--- Start ---

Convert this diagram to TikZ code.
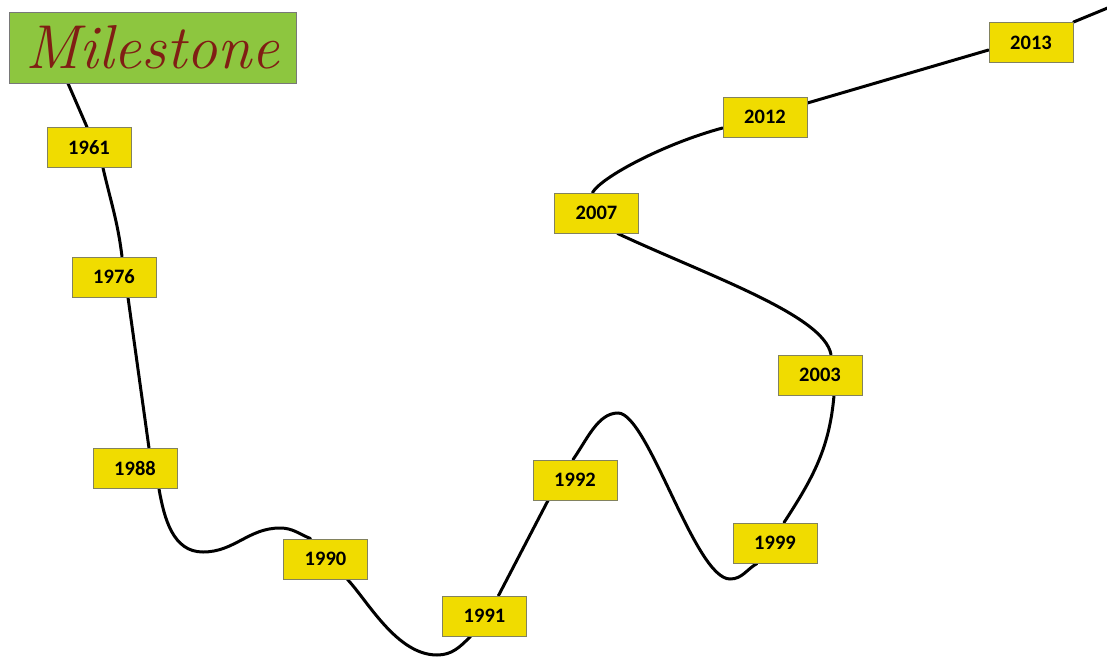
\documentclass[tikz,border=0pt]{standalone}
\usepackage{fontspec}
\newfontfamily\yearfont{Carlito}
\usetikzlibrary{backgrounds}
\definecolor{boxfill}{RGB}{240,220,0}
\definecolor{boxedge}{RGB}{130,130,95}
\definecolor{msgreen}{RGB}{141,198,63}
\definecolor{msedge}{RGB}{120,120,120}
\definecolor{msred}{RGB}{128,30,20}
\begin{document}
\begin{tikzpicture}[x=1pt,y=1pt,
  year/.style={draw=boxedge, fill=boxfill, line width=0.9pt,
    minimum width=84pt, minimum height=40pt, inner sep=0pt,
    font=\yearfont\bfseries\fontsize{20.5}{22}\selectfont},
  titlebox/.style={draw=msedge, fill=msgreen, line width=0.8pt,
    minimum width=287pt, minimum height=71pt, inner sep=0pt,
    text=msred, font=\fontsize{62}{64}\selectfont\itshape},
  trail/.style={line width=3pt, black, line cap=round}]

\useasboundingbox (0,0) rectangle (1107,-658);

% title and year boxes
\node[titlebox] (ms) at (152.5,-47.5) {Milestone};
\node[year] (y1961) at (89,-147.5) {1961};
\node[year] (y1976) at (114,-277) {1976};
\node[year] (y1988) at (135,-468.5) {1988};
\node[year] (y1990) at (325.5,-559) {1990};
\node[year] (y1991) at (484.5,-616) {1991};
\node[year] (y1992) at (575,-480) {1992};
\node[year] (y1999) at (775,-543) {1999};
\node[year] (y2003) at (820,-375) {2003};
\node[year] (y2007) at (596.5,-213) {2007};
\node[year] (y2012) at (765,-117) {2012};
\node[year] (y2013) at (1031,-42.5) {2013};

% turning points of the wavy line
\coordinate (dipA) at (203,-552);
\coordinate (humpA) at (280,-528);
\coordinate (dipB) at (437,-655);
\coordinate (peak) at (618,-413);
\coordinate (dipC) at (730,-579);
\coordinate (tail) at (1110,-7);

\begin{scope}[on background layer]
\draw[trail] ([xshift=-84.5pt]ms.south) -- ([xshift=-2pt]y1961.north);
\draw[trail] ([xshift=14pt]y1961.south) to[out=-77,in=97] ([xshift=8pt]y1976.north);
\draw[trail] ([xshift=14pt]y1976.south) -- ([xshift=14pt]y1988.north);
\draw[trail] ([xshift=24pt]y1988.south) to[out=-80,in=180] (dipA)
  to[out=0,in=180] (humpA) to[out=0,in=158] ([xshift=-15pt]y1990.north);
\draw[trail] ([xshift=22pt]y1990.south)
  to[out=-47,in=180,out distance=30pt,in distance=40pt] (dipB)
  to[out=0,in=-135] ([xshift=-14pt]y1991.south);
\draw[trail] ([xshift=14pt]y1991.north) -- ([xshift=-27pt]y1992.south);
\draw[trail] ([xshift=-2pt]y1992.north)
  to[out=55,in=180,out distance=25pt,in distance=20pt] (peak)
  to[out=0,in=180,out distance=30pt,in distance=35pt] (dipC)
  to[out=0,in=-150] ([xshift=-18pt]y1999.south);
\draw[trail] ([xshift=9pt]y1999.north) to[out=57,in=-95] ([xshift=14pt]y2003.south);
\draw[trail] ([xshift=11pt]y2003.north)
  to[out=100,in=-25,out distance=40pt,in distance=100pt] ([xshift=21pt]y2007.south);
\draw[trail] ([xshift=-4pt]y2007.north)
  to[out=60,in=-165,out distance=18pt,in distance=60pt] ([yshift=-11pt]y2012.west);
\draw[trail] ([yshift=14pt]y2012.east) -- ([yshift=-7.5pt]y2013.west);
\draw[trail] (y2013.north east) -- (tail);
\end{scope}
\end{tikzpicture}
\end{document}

--- End ---

■ WORK TO COMPLETE:
Reproduce the material above from its first line through the line containing "(tail) at (1110,-7);", both ends included, and skip every picture.

■ TASK RESPONSE:
Convert this diagram to TikZ code.
\documentclass[tikz,border=0pt]{standalone}
\usepackage{fontspec}
\newfontfamily\yearfont{Carlito}
\usetikzlibrary{backgrounds}
\definecolor{boxfill}{RGB}{240,220,0}
\definecolor{boxedge}{RGB}{130,130,95}
\definecolor{msgreen}{RGB}{141,198,63}
\definecolor{msedge}{RGB}{120,120,120}
\definecolor{msred}{RGB}{128,30,20}
\begin{document}
\begin{tikzpicture}[x=1pt,y=1pt,
  year/.style={draw=boxedge, fill=boxfill, line width=0.9pt,
    minimum width=84pt, minimum height=40pt, inner sep=0pt,
    font=\yearfont\bfseries\fontsize{20.5}{22}\selectfont},
  titlebox/.style={draw=msedge, fill=msgreen, line width=0.8pt,
    minimum width=287pt, minimum height=71pt, inner sep=0pt,
    text=msred, font=\fontsize{62}{64}\selectfont\itshape},
  trail/.style={line width=3pt, black, line cap=round}]

\useasboundingbox (0,0) rectangle (1107,-658);

% title and year boxes
\node[titlebox] (ms) at (152.5,-47.5) {Milestone};
\node[year] (y1961) at (89,-147.5) {1961};
\node[year] (y1976) at (114,-277) {1976};
\node[year] (y1988) at (135,-468.5) {1988};
\node[year] (y1990) at (325.5,-559) {1990};
\node[year] (y1991) at (484.5,-616) {1991};
\node[year] (y1992) at (575,-480) {1992};
\node[year] (y1999) at (775,-543) {1999};
\node[year] (y2003) at (820,-375) {2003};
\node[year] (y2007) at (596.5,-213) {2007};
\node[year] (y2012) at (765,-117) {2012};
\node[year] (y2013) at (1031,-42.5) {2013};

% turning points of the wavy line
\coordinate (dipA) at (203,-552);
\coordinate (humpA) at (280,-528);
\coordinate (dipB) at (437,-655);
\coordinate (peak) at (618,-413);
\coordinate (dipC) at (730,-579);
\coordinate (tail) at (1110,-7);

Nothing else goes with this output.